My only major concern is potential performance impacts of keeping track of the number of outstanding requests, but if that *does* become a problem one can make it probabilistic - have N % of all requests be tracked. Less impact, but also less immediate response to what's happening.

This will also have the side-effect of mitigating sudden bursts of promotion into old-gen if we combine it with pro-actively dropping read-repair messages for nodes that are overloaded (effectively prioritizing data reads), hence helping for CASSANDRA-3853.

{code}
Should we T (send additional requests which are not part of the normal operations) the requests until the other node recovers?
{code}

In the absence of read repair, we'd have to do speculative reads as Stu has previously noted. With read repair turned on, this is not an issue because the node will still receive requests and eventually warm up. Only with read repair turned off do we not send requests to more than the first N of endpoints, with N being what is required by CL.
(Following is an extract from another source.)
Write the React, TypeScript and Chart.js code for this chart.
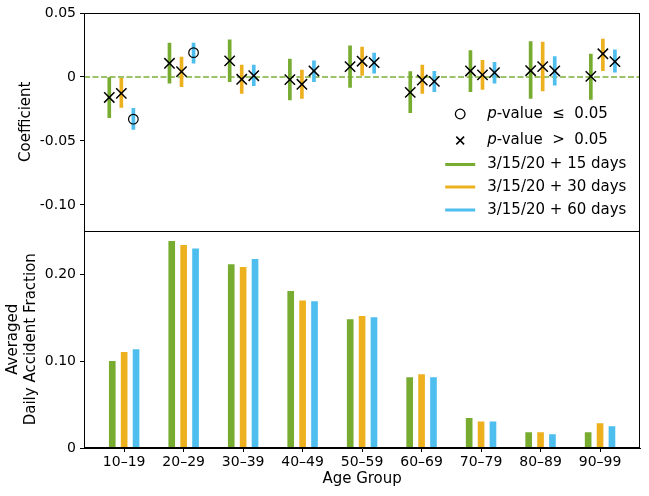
import { Chart, registerables } from "chart.js";
import { useEffect, useRef } from "react";

Chart.register(...registerables);

const ageGroups = ["10–19", "20–29", "30–39", "40–49", "50–59", "60–69", "70–79", "80–89", "90–99"];
const seriesLabels = ["3/15/20 + 15 days", "3/15/20 + 30 days", "3/15/20 + 60 days"];
const seriesColors = ["#77AC30", "#EDB120", "#4DBEEE"];

// regression coefficients and confidence intervals (top panel)
const coef15 = [-0.016, 0.0107, 0.0126, -0.0021, 0.0081, -0.012, 0.0047, 0.0049, 0.0005];
const lo15 = [-0.0318, -0.0049, -0.0037, -0.018, -0.0081, -0.028, -0.0115, -0.0167, -0.0175];
const hi15 = [0.0, 0.0265, 0.029, 0.0139, 0.0243, 0.0042, 0.0206, 0.0277, 0.0178];
const sig15 = [false, false, false, false, false, false, false, false, false];

const coef30 = [-0.0128, 0.0042, -0.0018, -0.0057, 0.0123, -0.0024, 0.0016, 0.0081, 0.0181];
const lo30 = [-0.0238, -0.0076, -0.0128, -0.0167, 0.0013, -0.0128, -0.0097, -0.011, 0.0049];
const hi30 = [-0.001, 0.0155, 0.0092, 0.0053, 0.0233, 0.0092, 0.0131, 0.0272, 0.0296];
const sig30 = [false, false, false, false, false, false, false, false, false];

const coef60 = [-0.033, 0.019, 0.001, 0.0047, 0.0112, -0.0034, 0.0034, 0.0047, 0.012];
const lo60 = [-0.041, 0.0107, -0.0068, -0.0037, 0.0029, -0.0115, -0.0049, -0.0065, 0.0037];
const hi60 = [-0.0246, 0.0265, 0.0092, 0.0126, 0.0186, 0.0045, 0.0115, 0.0159, 0.0212];
const sig60 = [true, true, false, false, false, false, false, false, false];

// averaged daily accident fraction (bottom panel)
const frac15 = [0.0996, 0.2375, 0.2107, 0.18, 0.1475, 0.0808, 0.034, 0.0176, 0.0176];
const frac30 = [0.11, 0.2329, 0.2076, 0.1693, 0.1513, 0.0843, 0.0302, 0.0176, 0.028];
const frac60 = [0.113, 0.229, 0.2168, 0.1682, 0.1498, 0.0808, 0.0302, 0.0153, 0.0245];

const topTicks = [-0.1, -0.05, 0, 0.05];
const bottomTicks = [0, 0.1, 0.2];

const offsets = [-0.2, 0, 0.2];
const coefs = [coef15, coef30, coef60];
const lows = [lo15, lo30, lo60];
const highs = [hi15, hi30, hi60];
const sigs = [sig15, sig30, sig60];
const fracs = [frac15, frac30, frac60];

const tickFont = { family: "DejaVu Sans", size: 14 };
const labelFont = { family: "DejaVu Sans", size: 15 };

const fmt = (v: number) => (v === 0 ? "0" : v.toFixed(2));

// box around each panel
const framePlugin = {
    id: "panelFrames",
    afterDraw(chart: any) {
        const { ctx, chartArea } = chart;
        const yTop = chart.scales.yTop;
        const yBot = chart.scales.yBot;
        const l = Math.round(chartArea.left) + 0.5;
        const r = Math.round(chartArea.right) - 0.5;
        const t = Math.round(yTop.top) + 0.5;
        const m = Math.round(yTop.bottom) + 0.5;
        const b = Math.round(yBot.bottom) - 0.5;
        ctx.save();
        ctx.strokeStyle = "#000";
        ctx.lineWidth = 1;
        ctx.strokeRect(l, t, r - l, b - t);
        ctx.beginPath();
        ctx.moveTo(l, m);
        ctx.lineTo(r, m);
        ctx.stroke();
        ctx.restore();
    },
};

// legend in the lower right of the top panel
const legendPlugin = {
    id: "panelLegend",
    afterDraw(chart: any) {
        const { ctx, chartArea } = chart;
        const yTop = chart.scales.yTop;
        const symX = chartArea.right - 180;
        const textX = chartArea.right - 153;
        const rows = [116.5, 90, 66, 43.5, 20.5].map((d) => yTop.bottom - d);
        ctx.save();
        ctx.textBaseline = "middle";
        ctx.fillStyle = "#000";
        ctx.strokeStyle = "#000";
        ctx.lineWidth = 1.3;
        // circle marker
        ctx.beginPath();
        ctx.arc(symX, rows[0], 4.8, 0, Math.PI * 2);
        ctx.stroke();
        // x marker
        const h = 3.9;
        ctx.lineWidth = 1.5;
        ctx.beginPath();
        ctx.moveTo(symX - h, rows[1] - h);
        ctx.lineTo(symX + h, rows[1] + h);
        ctx.moveTo(symX - h, rows[1] + h);
        ctx.lineTo(symX + h, rows[1] - h);
        ctx.stroke();
        const pText = ["-value  ≤  0.05", "-value  >  0.05"];
        pText.forEach((t, k) => {
            ctx.font = 'italic 15px "DejaVu Sans"';
            ctx.fillText("p", textX, rows[k]);
            const w = ctx.measureText("p").width;
            ctx.font = '15px "DejaVu Sans"';
            ctx.fillText(t, textX + w, rows[k]);
        });
        seriesLabels.forEach((lab, k) => {
            const y = rows[k + 2];
            ctx.strokeStyle = seriesColors[k];
            ctx.lineWidth = 3;
            ctx.beginPath();
            ctx.moveTo(symX - 15, y);
            ctx.lineTo(symX + 15, y);
            ctx.stroke();
            ctx.font = '15px "DejaVu Sans"';
            ctx.fillText(lab, textX, y);
        });
        ctx.restore();
    },
};

export default function App() {
    const chartRef = useRef<HTMLCanvasElement | null>(null);
    useEffect(() => {
        const context = chartRef.current?.getContext("2d");
        if (!context) return;

        const datasets: any[] = [];
        // coefficient markers
        for (let s = 0; s < 3; s++) {
            datasets.push({
                type: "scatter",
                label: seriesLabels[s] + " coef",
                xAxisID: "xTop",
                yAxisID: "yTop",
                data: coefs[s].map((v, i) => ({ x: i + offsets[s], y: v })),
                pointStyle: (c: any) => (sigs[s][c.dataIndex] ? "circle" : "crossRot"),
                pointRadius: (c: any) => (sigs[s][c.dataIndex] ? 4.8 : 7.3),
                pointBorderColor: "#000",
                pointBackgroundColor: "rgba(0,0,0,0)",
                pointBorderWidth: (c: any) => (sigs[s][c.dataIndex] ? 1.2 : 1.5),
                order: 0,
            });
        }
        // confidence intervals
        for (let s = 0; s < 3; s++) {
            datasets.push({
                type: "bar",
                label: seriesLabels[s] + " ci",
                xAxisID: "xTop",
                yAxisID: "yTop",
                data: lows[s].map((v, i) => ({ x: i + offsets[s], y: [v, highs[s][i]] })),
                backgroundColor: seriesColors[s],
                barThickness: 3,
                grouped: false,
                borderWidth: 0,
                order: 1,
            });
        }
        // zero line
        datasets.push({
            type: "line",
            label: "zero",
            xAxisID: "xTop",
            yAxisID: "yTop",
            data: [
                { x: -0.62, y: 0 },
                { x: 8.62, y: 0 },
            ],
            borderColor: "rgba(119,172,48,0.72)",
            borderWidth: 2,
            borderDash: [6, 2.5],
            pointRadius: 0,
            order: 2,
        });
        // accident fraction bars
        for (let s = 0; s < 3; s++) {
            datasets.push({
                type: "bar",
                label: seriesLabels[s],
                xAxisID: "xBot",
                yAxisID: "yBot",
                data: fracs[s].map((v, i) => ({ x: i + offsets[s], y: v })),
                backgroundColor: seriesColors[s],
                barThickness: 6,
                grouped: false,
                borderWidth: 0,
                order: 1,
            });
        }

        const config: any = {
            type: "bar",
            data: { datasets },
            options: {
                animation: false,
                responsive: false,
                events: [],
                layout: { padding: { top: 13, right: 7, left: 0, bottom: 0 } },
                plugins: { legend: { display: false }, tooltip: { enabled: false } },
                scales: {
                    xBot: {
                        type: "linear",
                        position: "bottom",
                        offset: false,
                        min: -0.675,
                        max: 8.675,
                        afterBuildTicks: (sc: any) => {
                            sc.ticks = ageGroups.map((_, i) => ({ value: i }));
                        },
                        afterFit: (sc: any) => {
                            sc.height = 48;
                        },
                        ticks: {
                            callback: (v: number) => ageGroups[v],
                            font: tickFont,
                            color: "#000",
                            padding: 2,
                            maxRotation: 0,
                            autoSkip: false,
                        },
                        grid: { drawOnChartArea: false, offset: false, tickLength: 4, color: "#000" },
                        border: { color: "#000" },
                        title: {
                            display: true,
                            text: "Age Group",
                            font: labelFont,
                            color: "#000",
                            padding: { top: 0, bottom: 8 },
                        },
                    },
                    xTop: {
                        type: "linear",
                        display: false,
                        offset: false,
                        grid: { offset: false },
                        min: -0.62,
                        max: 8.62,
                    },
                    yBot: {
                        type: "linear",
                        position: "left",
                        stack: "panels",
                        stackWeight: 1,
                        min: 0,
                        max: 0.25,
                        afterBuildTicks: (sc: any) => {
                            sc.ticks = bottomTicks.map((v) => ({ value: v }));
                        },
                        afterFit: (sc: any) => {
                            sc.width = 84;
                        },
                        ticks: { callback: (v: number) => fmt(v), font: tickFont, color: "#000", padding: 4 },
                        grid: { drawOnChartArea: false, tickLength: 4, color: "#000" },
                        border: { color: "#000" },
                        title: {
                            display: true,
                            text: ["Averaged", "Daily Accident Fraction"],
                            font: labelFont,
                            color: "#000",
                            padding: { top: 3.7, bottom: 0 },
                        },
                    },
                    yTop: {
                        type: "linear",
                        position: "left",
                        stack: "panels",
                        stackWeight: 1,
                        min: -0.12,
                        max: 0.05,
                        afterBuildTicks: (sc: any) => {
                            sc.ticks = topTicks.map((v) => ({ value: v }));
                        },
                        afterFit: (sc: any) => {
                            sc.width = 84;
                        },
                        ticks: { callback: (v: number) => fmt(v), font: tickFont, color: "#000", padding: 4 },
                        grid: { drawOnChartArea: false, tickLength: 4, color: "#000" },
                        border: { color: "#000" },
                        title: {
                            display: true,
                            text: "Coefficient",
                            font: labelFont,
                            color: "#000",
                            padding: { top: 17, bottom: 0 },
                        },
                    },
                },
            },
            plugins: [framePlugin, legendPlugin],
        };

        const chartInstance = new Chart(context, config);
        return () => {
            chartInstance.destroy();
        };
    }, []);

    return (
        <div style={{ position: "absolute", left: 0, top: 0, width: 649, height: 496, background: "#fff" }}>
            <canvas ref={chartRef} width={649} height={496} />
        </div>
    );
}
Semi-relatedly, I think it would be a good idea to make the proximity sorting probabilistic in nature so that we don't do a binary flip back and fourth between who gets data vs. digest reads or who doesn't get reads at all. That might mitigate this problem, but not help fundamentally since the rate of warm-up would decrease with a node being slow.

I do want to make this point though: *Every single production cluster* I have ever been involved with so far, has been such that you basically never want to turn read repair off. Not because of read repair itself, but because of the traffic it generates. Having nodes not receive traffic is extremely dangerous under most circumstances as it leaves nodes cold, only to suddenly explode and cause timeouts and other bad behavior as soon as e.g. some neighbor goes down and it suddenly starts taking traffic. This is an easy way to make production clusters fall over. If your workload is entirely in memory or otherwise not reliant on caching the problem is much less pronounced, but even then I would generally recommend that you keep it turned on if only because your nodes will have to be able to take the additional load *anyway* if you are to survive other nodes in the neighborhood going down. It just makes clusters much more easy to reason about.
                  
> Send Hints to Dynamic Snitch when Compaction or repair is going on for a node.
> ------------------------------------------------------------------------------
>
>                 Key: CASSANDRA-3722
>                 URL: https://issues.apache.org/jira/browse/CASSANDRA-3722
>             Project: Cassandra
>          Issue Type: Improvement
>          Components: Core
>    Affects Versions: 1.1.0
>            Reporter: Vijay
>            Assignee: Vijay
>            Priority: Minor
>
> Currently Dynamic snitch looks at the latency for figuring out which node will be better serving the requests, this works great but there is a part of the traffic sent to collect this data... There is also a window when Snitch doesn't know about some major event which are going to happen on the node (Node which is going to receive the data request).
> It would be great if we can send some sort hints to the Snitch so they can score based on known events causing higher latencies.